Рассмеявшись, шаман удобнее перехватил травы и пошел прочь. Его черные волосы и вышитая красными нитями одежда развевались, ветер пел в пустотах черепа, украшающего голову. Весеннее солнце тускнело на лезвии каменного ножа ― того, которым, по слухам, Злое Сердце отнимал время убитых зверей и забирал себе. Я поглядел вслед и отвернулся; что-то заставило тряхнуть головой, сбросить касание, добродушное, но будто ядовитое.
– Не задавай ему вопросов. ― Дрожащей рукой мать стесала кусочек дерева, лицо младенца вышло болезненной гримасой. ― Никогда не задавай вопросов колдуну, слышишь? И не подходи к нему! Он многое знает, но знания те ― к беде.

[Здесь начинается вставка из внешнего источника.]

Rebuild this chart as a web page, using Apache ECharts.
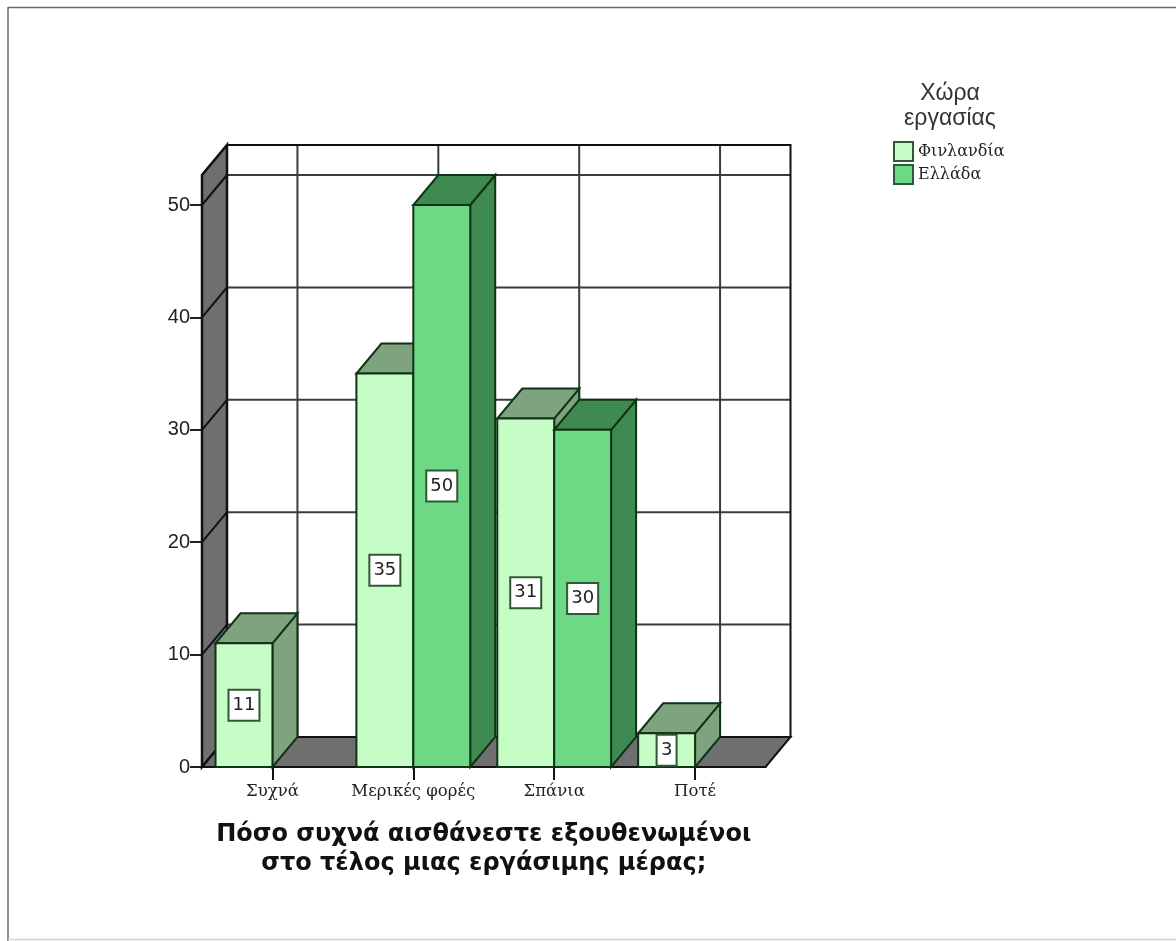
<!DOCTYPE html>
<html>
<head>
<meta charset="utf-8">
<title>Συχνότητα εξάντλησης ανά χώρα εργασίας</title>
<script src="https://cdn.jsdelivr.net/npm/echarts@6/dist/echarts.min.js"></script>
<style>
  html, body { margin: 0; padding: 0; background: #fff; }
  #chart { width: 1176px; height: 941px; }
</style>
</head>
<body>
<div id="chart"></div>
<script>
// Responses per answer and country of work
const categories = ['Συχνά', 'Μερικές φορές', 'Σπάνια', 'Ποτέ'];
const finland = [11, 35, 31, 3];
const greece = [null, 50, 30, null];
const yTicks = [0, 10, 20, 30, 40, 50];
const wallTop = 52.67;

const seriesNames = ['Φινλανδία', 'Ελλάδα'];
const axisTitle = 'Πόσο συχνά αισθάνεστε εξουθενωμένοι\nστο τέλος μιας εργάσιμης μέρας;';
const legendTitle = 'Χώρα\nεργασίας';

// Oblique projection of the box: depth moves right and up by these amounts
const DEPTH_X = 25;
const DEPTH_Y = 30;
const BAR_BAND = 0.404;

const INK = '#111';
const GRID_INK = '#3c3c3c';
const WALL = '#6f6f6f';
const BAR_EDGE = '#0e3315';
const LABEL_EDGE = '#2d5a35';

const palette = [
  { front: '#c6fdc6', shade: '#7ea37e' },
  { front: '#6dd985', shade: '#3f8a50' }
];

function poly(points, fill, stroke, width) {
  return {
    type: 'polygon',
    shape: { points },
    style: { fill, stroke, lineWidth: width, lineJoin: 'miter' }
  };
}

function line(a, b, stroke, width) {
  return {
    type: 'line',
    shape: { x1: a[0], y1: a[1], x2: b[0], y2: b[1] },
    style: { stroke, lineWidth: width }
  };
}

// Back wall, side wall, floor and their grid lines
function renderFrame(params, api) {
  const band = api.size([1, 0])[0];
  const left = api.coord([0, 0])[0] - band / 2;
  const right = api.coord([categories.length - 1, 0])[0] + band / 2;
  const base = api.coord([0, 0])[1];
  const top = api.coord([0, wallTop])[1];
  const children = [];

  children.push({
    type: 'rect',
    shape: { x: left + DEPTH_X, y: top - DEPTH_Y, width: right - left, height: base - top },
    style: { fill: '#fff', stroke: 'none' }
  });
  yTicks.forEach(function (v) {
    const y = api.coord([0, v])[1];
    if (v > 0) {
      children.push(line([left + DEPTH_X, y - DEPTH_Y], [right + DEPTH_X, y - DEPTH_Y], GRID_INK, 2));
    }
  });
  categories.forEach(function (c, i) {
    const x = api.coord([i, 0])[0] + DEPTH_X;
    children.push(line([x, top - DEPTH_Y], [x, base - DEPTH_Y], GRID_INK, 2));
  });
  children.push({
    type: 'rect',
    shape: { x: left + DEPTH_X, y: top - DEPTH_Y, width: right - left, height: base - top },
    style: { fill: 'none', stroke: INK, lineWidth: 2 }
  });
  children.push(poly([
    [left, base], [left + DEPTH_X, base - DEPTH_Y],
    [left + DEPTH_X, top - DEPTH_Y], [left, top]
  ], WALL, INK, 2.5));
  children.push(poly([
    [left, base], [right, base],
    [right + DEPTH_X, base - DEPTH_Y], [left + DEPTH_X, base - DEPTH_Y]
  ], WALL, INK, 2));
  yTicks.forEach(function (v) {
    const y = api.coord([0, v])[1];
    children.push(line([left, y], [left + DEPTH_X, y - DEPTH_Y], INK, 2));
  });
  return { type: 'group', children };
}

// One extruded bar with its boxed value; side 0 sits left of the tick, side 1 right of it
function barRenderer(side) {
  return function (params, api) {
    const value = api.value(1);
    if (value == null || isNaN(value)) return null;
    const colors = palette[side];
    const center = api.coord([api.value(0), 0])[0];
    const w = api.size([1, 0])[0] * BAR_BAND;
    const x0 = center + (side === 0 ? -w : 0);
    const x1 = x0 + w;
    const y0 = api.coord([api.value(0), 0])[1];
    const y1 = api.coord([api.value(0), value])[1];
    const text = String(value);
    const boxW = text.length > 1 ? 31 : 20;
    const boxH = 31;
    const cx = (x0 + x1) / 2;
    const cy = (y0 + y1) / 2;
    return {
      type: 'group',
      children: [
        poly([[x1, y0], [x1 + DEPTH_X, y0 - DEPTH_Y], [x1 + DEPTH_X, y1 - DEPTH_Y], [x1, y1]], colors.shade, BAR_EDGE, 2),
        poly([[x0, y1], [x1, y1], [x1 + DEPTH_X, y1 - DEPTH_Y], [x0 + DEPTH_X, y1 - DEPTH_Y]], colors.shade, BAR_EDGE, 2),
        { type: 'rect', shape: { x: x0, y: y1, width: w, height: y0 - y1 }, style: { fill: colors.front, stroke: BAR_EDGE, lineWidth: 2 } },
        { type: 'rect', shape: { x: cx - boxW / 2, y: cy - boxH / 2, width: boxW, height: boxH }, style: { fill: '#fff', stroke: LABEL_EDGE, lineWidth: 2 } },
        { type: 'text', style: { x: cx, y: cy, text, fill: '#222', font: '18px "DejaVu Sans"', align: 'center', verticalAlign: 'middle' } }
      ]
    };
  };
}

const chart = echarts.init(document.getElementById('chart'), null, { renderer: 'canvas' });

chart.setOption({
  animation: false,
  backgroundColor: '#fff',
  grid: { left: 202, top: 205, width: 563.5, height: 562, containLabel: false },
  title: {
    text: legendTitle,
    left: 950,
    top: 81,
    padding: 0,
    textAlign: 'center',
    textStyle: { fontFamily: 'Liberation Sans', fontWeight: 'normal', fontSize: 23, lineHeight: 25, color: '#333' }
  },
  legend: {
    orient: 'vertical',
    left: 893,
    top: 141,
    padding: 0,
    itemWidth: 19,
    itemHeight: 19,
    itemGap: 2,
    icon: 'rect',
    data: seriesNames,
    textStyle: { fontFamily: 'DejaVu Serif', fontSize: 16, lineHeight: 19, color: '#222' }
  },
  xAxis: {
    type: 'category',
    data: categories,
    boundaryGap: true,
    axisLine: { lineStyle: { color: INK, width: 2 } },
    axisTick: { show: true, alignWithLabel: true, length: 13, lineStyle: { color: INK, width: 2 } },
    axisLabel: { margin: 16, interval: 0, fontFamily: 'DejaVu Serif', fontSize: 16.5, color: '#222' },
    name: axisTitle,
    nameLocation: 'middle',
    nameGap: 53,
    nameTextStyle: { fontFamily: 'DejaVu Sans', fontWeight: 'bold', fontSize: 24, lineHeight: 29, color: '#111' }
  },
  yAxis: {
    type: 'value',
    min: 0,
    max: 50,
    interval: 10,
    splitLine: { show: false },
    axisLine: { show: true, lineStyle: { color: INK, width: 2 } },
    axisTick: { show: true, length: 12, lineStyle: { color: '#222', width: 2 } },
    axisLabel: { margin: 12, fontFamily: 'Liberation Sans', fontSize: 20, color: '#222' }
  },
  graphic: [
    { type: 'line', silent: true, shape: { x1: 8, y1: 7.5, x2: 1176, y2: 7.5 }, style: { stroke: '#6b6b6b', lineWidth: 1.5 } },
    { type: 'line', silent: true, shape: { x1: 8, y1: 7, x2: 8, y2: 941 }, style: { stroke: '#6b6b6b', lineWidth: 1.5 } },
    { type: 'line', silent: true, shape: { x1: 8, y1: 939.5, x2: 1176, y2: 939.5 }, style: { stroke: '#d4d4d4', lineWidth: 1.5 } }
  ],
  series: [
    {
      type: 'custom',
      name: 'frame',
      z: 1,
      silent: true,
      renderItem: renderFrame,
      data: [[categories[0], 0]],
      encode: { x: 0, y: 1 }
    },
    {
      type: 'custom',
      name: seriesNames[0],
      z: 3,
      renderItem: barRenderer(0),
      itemStyle: { color: palette[0].front, borderColor: LABEL_EDGE, borderWidth: 2 },
      data: categories.map((c, i) => [c, finland[i]]),
      encode: { x: 0, y: 1 }
    },
    {
      type: 'custom',
      name: seriesNames[1],
      z: 4,
      renderItem: barRenderer(1),
      itemStyle: { color: palette[1].front, borderColor: LABEL_EDGE, borderWidth: 2 },
      data: categories.map((c, i) => [c, greece[i]]),
      encode: { x: 0, y: 1 }
    }
  ]
});
</script>
</body>
</html>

И я послушался, хотя Мэчитехьо ― не колдун, а шаман ― и не мог причинить мне вред. Послушался, потому что был маленьким трусом, а человек этот порой странно на меня смотрел, сидя у костра. Но жестокие мудрые слова пустили корни в памяти и вспыхнули сейчас. «Таков закон жизни» ― и этому последнему закону отец меня не научил. Пощадил, веря: переломит, да только не переломил. Я ― враг. Но мое спасение не среди смеющихся черепов, а там, куда по следам страха и гнева крадется пламя. Там же, где и моя смерть.
Нужно только решиться, подняться. Ведь больше никто не подаст мне руки.
Но я поднимусь. И я знаю, чей голос вернет мне меня.